- James Whipple's music is much like the flyers for the Berlin-based Janus night at which he was a resident: surrealist, synthetic, often willfully inscrutable. It's an approach that seems well suited to the state of dance music right now. The cyclical "hate->hype->copy" slogan on the cover of fellow Janus resident Lotic's Damsel In Distress mixtape gets to the heart of it. As with his running mate, M.E.S.H. draws on a range of contemporary styles—chart hip-hop, grime, ballroom, Jersey house—in order to address the accelerated cycles of taste and ouroboros-like flows of influence and appropriation that shape club music culture in the internet age.
With that in mind, it should come as no surprise that Whipple's debut EP for PAN references a widely hated musical genre, in the form of hardstyle. Whipple has said that "Imperial Sewers" takes influence from the genre's "super melodic" side, though the end result is an ethereal hip-hop number more akin to Fatima Al Qadiri. "Captivated" goes one further by sampling a hardstyle track; Whipple treats the hammy, Hollywood trailer-style monologue with the utmost sincerity. Elsewhere, "Scythians" is the most musically daring of the lot, its scrambled rhythms and mournful synthetic melodies making for a sort of grime-informed version of Autechre's "Gantz Graf." The loping Jersey kick drums of "Interdictor," meanwhile, prove that Whipple can take a more measured approach to groove when he wants to.
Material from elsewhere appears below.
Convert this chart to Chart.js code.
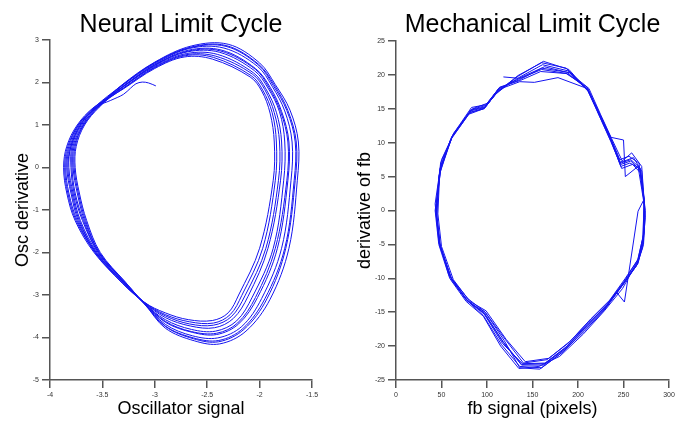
<!DOCTYPE html>
<html lang="en">
<head>
<meta charset="UTF-8">
<title>Neural and Mechanical Limit Cycles</title>
<script src="https://cdn.jsdelivr.net/npm/chart.js"></script>
<style>
  html, body { margin: 0; padding: 0; background: #fff; overflow: hidden; }
  .box { position: absolute; top: 0; height: 421px; }
  #left { left: 0; width: 345px; }
  #right { left: 345px; width: 344px; }
</style>
</head>
<body>

<div class="box" id="left"><canvas id="neuralChart"></canvas></div>
<div class="box" id="right"><canvas id="mechChart"></canvas></div>

<script>
// Neural oscillator trajectory: start tail, then the loops (one row per loop)
const neuralX = [
  -2.99, -3.06, -3.12, -3.18, -3.23, -3.30, -3.42,
  -3.56, -3.71, -3.80, -3.82, -3.78, -3.71, -3.55, -3.30, -3.10, -2.90, -2.66, -2.43, -2.25, -2.11, -1.92, -1.80, -1.79, -1.84, -1.94, -2.06, -2.40, -2.70, -3.00, -3.31,
  -3.54, -3.68, -3.77, -3.78, -3.74, -3.67, -3.53, -3.29, -3.10, -2.90, -2.63, -2.39, -2.15, -1.93, -1.75, -1.66, -1.65, -1.73, -1.86, -2.01, -2.32, -2.66, -3.00, -3.32,
  -3.57, -3.73, -3.82, -3.85, -3.82, -3.74, -3.57, -3.31, -3.10, -2.90, -2.67, -2.44, -2.28, -2.17, -1.97, -1.85, -1.84, -1.88, -1.97, -2.08, -2.44, -2.71, -3.00, -3.30,
  -3.55, -3.70, -3.79, -3.80, -3.77, -3.69, -3.54, -3.29, -3.10, -2.90, -2.64, -2.41, -2.20, -2.02, -1.83, -1.73, -1.72, -1.79, -1.90, -2.04, -2.36, -2.68, -3.00, -3.31,
  -3.57, -3.73, -3.83, -3.86, -3.83, -3.75, -3.57, -3.31, -3.10, -2.90, -2.62, -2.38, -2.13, -1.90, -1.72, -1.64, -1.63, -1.71, -1.85, -2.00, -2.30, -2.65, -3.00, -3.32,
  -3.54, -3.68, -3.76, -3.77, -3.73, -3.66, -3.53, -3.28, -3.10, -2.90, -2.65, -2.42, -2.22, -2.07, -1.87, -1.77, -1.76, -1.81, -1.92, -2.05, -2.38, -2.69, -3.00, -3.31,
  -3.56, -3.71, -3.80, -3.83, -3.79, -3.72, -3.56, -3.30, -3.10, -2.90, -2.68, -2.45, -2.30, -2.20, -2.00, -1.87, -1.86, -1.90, -1.98, -2.09, -2.45, -2.72, -3.00, -3.30,
  -3.58, -3.74, -3.84, -3.87, -3.84, -3.76, -3.58, -3.31, -3.10, -2.90, -2.64, -2.40, -2.17, -1.98, -1.79, -1.70, -1.69, -1.76, -1.88, -2.02, -2.34, -2.67, -3.00, -3.32,
  -3.55, -3.69, -3.78, -3.79, -3.76, -3.68, -3.54, -3.29, -3.10, -2.90, -2.67, -2.44, -2.27, -2.14, -1.94, -1.82, -1.81, -1.86, -1.95, -2.07, -2.42, -2.71, -3.00, -3.30,
  -3.56, -3.72, -3.81, -3.84, -3.80, -3.73, -3.56, -3.30, -3.10, -2.90, -2.65, -2.41, -2.21, -2.04, -1.85, -1.74, -1.73, -1.80, -1.91, -2.04, -2.37, -2.68, -3.00, -3.31,
  -3.53, -3.67, -3.75, -3.76, -3.72, -3.65, -3.52, -3.28, -3.10, -2.90, -2.63, -2.39, -2.16, -1.95, -1.76, -1.67, -1.66, -1.74, -1.87, -2.01, -2.32, -2.66, -3.00, -3.32,
  -3.54
];
const neuralY = [
  1.92, 1.99, 2.01, 1.97, 1.87, 1.72, 1.58,
  1.42, 1.00, 0.50, 0.00, -0.60, -1.25, -2.00, -2.71, -3.18, -3.53, -3.73, -3.77, -3.55, -3.03, -1.90, -0.30, 0.60, 1.30, 1.85, 2.23, 2.66, 2.68, 2.38, 1.88,
  1.42, 1.00, 0.50, 0.00, -0.60, -1.25, -2.00, -2.70, -3.20, -3.74, -4.03, -4.10, -3.81, -3.09, -1.90, -0.30, 0.60, 1.34, 1.94, 2.43, 2.87, 2.83, 2.47, 1.92,
  1.43, 1.00, 0.50, 0.00, -0.60, -1.25, -2.00, -2.71, -3.17, -3.46, -3.63, -3.66, -3.46, -3.01, -1.90, -0.30, 0.60, 1.29, 1.82, 2.16, 2.59, 2.63, 2.35, 1.86,
  1.41, 1.00, 0.50, 0.00, -0.60, -1.25, -2.00, -2.71, -3.19, -3.64, -3.88, -3.93, -3.68, -3.06, -1.90, -0.30, 0.60, 1.32, 1.89, 2.33, 2.76, 2.76, 2.42, 1.90,
  1.42, 1.00, 0.50, 0.00, -0.60, -1.25, -2.00, -2.72, -3.21, -3.78, -4.08, -4.15, -3.85, -3.10, -1.90, -0.30, 0.60, 1.35, 1.95, 2.46, 2.90, 2.86, 2.48, 1.93,
  1.42, 1.00, 0.50, 0.00, -0.60, -1.25, -2.00, -2.70, -3.19, -3.58, -3.81, -3.85, -3.61, -3.05, -1.90, -0.30, 0.60, 1.31, 1.87, 2.28, 2.71, 2.72, 2.40, 1.89,
  1.42, 1.00, 0.50, 0.00, -0.60, -1.25, -2.00, -2.70, -3.17, -3.42, -3.58, -3.60, -3.42, -3.00, -1.90, -0.30, 0.60, 1.28, 1.80, 2.13, 2.55, 2.60, 2.33, 1.85,
  1.42, 1.00, 0.50, 0.00, -0.60, -1.25, -2.00, -2.72, -3.20, -3.69, -3.96, -4.01, -3.74, -3.08, -1.90, -0.30, 0.60, 1.33, 1.91, 2.38, 2.81, 2.80, 2.44, 1.91,
  1.43, 1.00, 0.50, 0.00, -0.60, -1.25, -2.00, -2.70, -3.18, -3.49, -3.68, -3.71, -3.51, -3.02, -1.90, -0.30, 0.60, 1.29, 1.83, 2.20, 2.62, 2.65, 2.36, 1.87,
  1.41, 1.00, 0.50, 0.00, -0.60, -1.25, -2.00, -2.71, -3.19, -3.62, -3.86, -3.90, -3.66, -3.06, -1.90, -0.30, 0.60, 1.32, 1.88, 2.31, 2.74, 2.74, 2.41, 1.89,
  1.42, 1.00, 0.50, 0.00, -0.60, -1.25, -2.00, -2.70, -3.20, -3.73, -4.01, -4.07, -3.79, -3.09, -1.90, -0.30, 0.60, 1.34, 1.93, 2.41, 2.85, 2.82, 2.46, 1.92,
  1.42
];

// Mechanical (fb signal) trajectory: start point, then the loops
const mechX = [
  118,
  135, 160, 188, 211, 224, 236, 247, 258, 268, 273, 272, 266, 250, 232, 210, 185, 162, 138, 118, 97, 78, 60, 48, 44, 49, 62, 82, 98, 112,
  136, 152, 178, 210, 223, 235, 246, 256, 267, 272, 273, 267, 252, 235, 214, 190, 166, 140, 120, 98, 80, 62, 49, 45, 47, 60, 80, 96, 110,
  134, 162, 190, 212, 225, 237, 248, 260, 269, 274, 272, 265, 248, 230, 207, 182, 160, 136, 116, 96, 76, 58, 47, 43, 50, 64, 84, 100, 114,
  137, 159, 187, 210, 224, 236, 250, 252, 266, 272, 266, 251, 242, 228, 208, 184, 158, 136, 119, 98, 79, 61, 48, 44, 48, 61, 81, 97, 111,
  135, 161, 189, 211, 224, 236, 246, 259, 270, 274, 271, 264, 249, 231, 212, 188, 164, 139, 117, 97, 77, 59, 48, 44, 49, 63, 83, 99, 113,
  136, 163, 191, 212, 225, 237, 249, 261, 270, 273, 272, 266, 251, 233, 213, 192, 168, 142, 121, 99, 81, 63, 50, 46, 48, 61, 81, 97, 111,
  134, 160, 187, 210, 223, 235, 247, 257, 268, 273, 271, 265, 249, 229, 206, 180, 157, 135, 115, 96, 77, 59, 47, 43, 50, 63, 83, 99, 113,
  135, 160, 188, 211, 224, 236, 247, 258, 268, 273, 272, 266, 250, 232, 211, 186, 163, 138, 118, 97, 78, 60, 48, 44, 49, 62, 82, 98, 112, 128
];
const mechY = [
  19.7,
  19.5, 21.0, 20.4, 17.8, 14.0, 10.5, 6.8, 7.3, 6.0, 1.0, -4.0, -7.5, -10.8, -14.0, -17.0, -20.5, -22.8, -22.8, -19.5, -15.2, -13.2, -9.8, -5.0, 0.0, 6.5, 11.0, 14.8, 15.3, 17.8,
  19.0, 18.9, 19.6, 18.0, 14.5, 11.0, 7.5, 8.0, 7.0, 2.0, -3.0, -7.0, -10.0, -13.2, -16.0, -19.5, -22.0, -22.5, -19.0, -15.0, -13.5, -10.5, -5.5, -1.0, 5.0, 10.5, 14.2, 15.0, 17.2,
  19.8, 22.0, 20.8, 17.5, 13.5, 10.0, 6.2, 6.8, 5.5, 0.0, -5.0, -8.0, -11.2, -14.5, -17.8, -21.0, -23.2, -23.0, -19.8, -15.5, -13.0, -9.5, -4.5, 1.0, 7.5, 11.5, 15.0, 15.8, 18.2,
  19.2, 20.5, 20.2, 18.2, 14.2, 10.8, 10.4, 5.0, 6.5, 1.5, -0.1, -13.5, -12.0, -14.8, -17.5, -20.8, -23.4, -23.2, -19.2, -15.0, -13.0, -10.0, -5.2, -0.5, 6.0, 10.8, 14.5, 15.0, 17.5,
  19.6, 21.5, 20.6, 17.6, 13.8, 10.2, 7.0, 8.5, 6.5, -1.0, -5.5, -8.2, -11.0, -14.2, -16.5, -20.0, -22.5, -22.6, -19.6, -15.3, -13.1, -9.7, -4.8, 0.5, 7.0, 11.2, 14.9, 15.5, 18.0,
  19.3, 21.2, 20.3, 18.0, 14.1, 10.6, 7.2, 7.8, 5.8, 0.5, -4.5, -7.8, -10.5, -13.6, -16.2, -19.2, -21.8, -22.3, -19.0, -14.8, -13.4, -10.2, -5.3, -0.5, 5.5, 10.6, 14.4, 15.1, 17.4,
  19.9, 21.8, 21.0, 17.9, 14.3, 10.9, 6.5, 7.0, 6.2, 1.5, -4.2, -7.6, -11.5, -14.8, -18.2, -21.5, -23.0, -23.3, -20.0, -15.6, -13.4, -10.0, -5.0, 0.0, 6.8, 11.3, 15.2, 15.6, 18.0,
  19.4, 20.8, 20.2, 17.9, 14.0, 10.5, 7.0, 7.5, 6.3, 0.8, -3.5, -7.2, -10.6, -13.9, -16.8, -20.3, -22.6, -22.7, -19.4, -15.1, -13.3, -9.9, -4.9, -0.2, 6.2, 11.0, 14.7, 15.2, 17.6, 19.2
];

// axis ranges: [min, max, step]
const neuralXRange = [-4, -1.5, 0.5];
const neuralYRange = [-5, 3, 1];
const mechXRange = [0, 300, 50];
const mechYRange = [-25, 25, 5];

Chart.defaults.font.family = '"Liberation Sans", Arial, sans-serif';

const lineColor = 'rgb(20, 20, 240)';
const axisColor = '#555';

// big title centred above the plot area
const plotTitle = {
  id: 'plotTitle',
  afterDraw(chart, args, opts) {
    const ctx = chart.ctx;
    const area = chart.chartArea;
    ctx.save();
    ctx.font = '25px "Liberation Sans", Arial, sans-serif';
    ctx.fillStyle = '#000';
    ctx.textAlign = 'center';
    ctx.textBaseline = 'alphabetic';
    ctx.fillText(opts.text, (area.left + area.right) / 2, 32);
    ctx.restore();
  }
};

function axis(range, titleText, titlePad, fit) {
  return {
    type: 'linear',
    min: range[0],
    max: range[1],
    ticks: {
      stepSize: range[2],
      autoSkip: false,
      maxRotation: 0,
      padding: 3,
      color: '#333',
      font: { size: 7 },
      callback: v => String(Math.round(v * 100) / 100)
    },
    grid: {
      drawOnChartArea: false,
      drawTicks: true,
      tickLength: 8,
      color: axisColor,
      lineWidth: 1.5
    },
    border: { color: axisColor, width: 1.5 },
    title: {
      display: true,
      text: titleText,
      color: '#000',
      font: { size: 18 },
      padding: titlePad
    },
    afterFit: fit
  };
}

function makeChart(id, xs, ys, opts) {
  const points = xs.map((x, i) => ({ x: x, y: ys[i] }));
  return new Chart(document.getElementById(id), {
    type: 'scatter',
    data: {
      datasets: [{
        data: points,
        showLine: true,
        borderColor: lineColor,
        borderWidth: 1,
        pointRadius: 0,
        tension: opts.tension,
        fill: false
      }]
    },
    options: {
      responsive: true,
      maintainAspectRatio: false,
      animation: false,
      layout: { padding: opts.padding },
      plugins: {
        legend: { display: false },
        tooltip: { enabled: false },
        plotTitle: { text: opts.title }
      },
      scales: {
        x: axis(opts.xRange, opts.xTitle, { top: 0, bottom: 1 }, s => { s.height = 41; }),
        y: axis(opts.yRange, opts.yTitle, { top: opts.yTitlePad, bottom: 0 }, s => { s.width = opts.yWidth; })
      }
    },
    plugins: [plotTitle]
  });
}

makeChart('neuralChart', neuralX, neuralY, {
  title: 'Neural Limit Cycle',
  xTitle: 'Oscillator signal',
  yTitle: 'Osc derivative',
  xRange: neuralXRange,
  yRange: neuralYRange,
  padding: { top: 40, right: 33, left: 0, bottom: 0 },
  yWidth: 50,
  yTitlePad: 12,
  tension: 0.35
});

makeChart('mechChart', mechX, mechY, {
  title: 'Mechanical Limit Cycle',
  xTitle: 'fb signal (pixels)',
  yTitle: 'derivative of fb',
  xRange: mechXRange,
  yRange: mechYRange,
  padding: { top: 41, right: 20, left: 0, bottom: 0 },
  yWidth: 51,
  yTitlePad: 9,
  tension: 0
});
</script>

</body>
</html>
The collagist aspect of M.E.S.H.'s music might lead us to expect bold gestures and high-speed collisions, but the defining aspect of these tracks is often their subtlety. At points this is the source of their power, but sometimes it can make their charms difficult to excavate. The effect—particularly in closer "Glassel Finisher"—is not unlike the deep-soak of Berlin dub techno. While M.E.S.H. and co have said that they feel like outsiders to their home city's techno and house "mainstream," their influence is certainly on the up.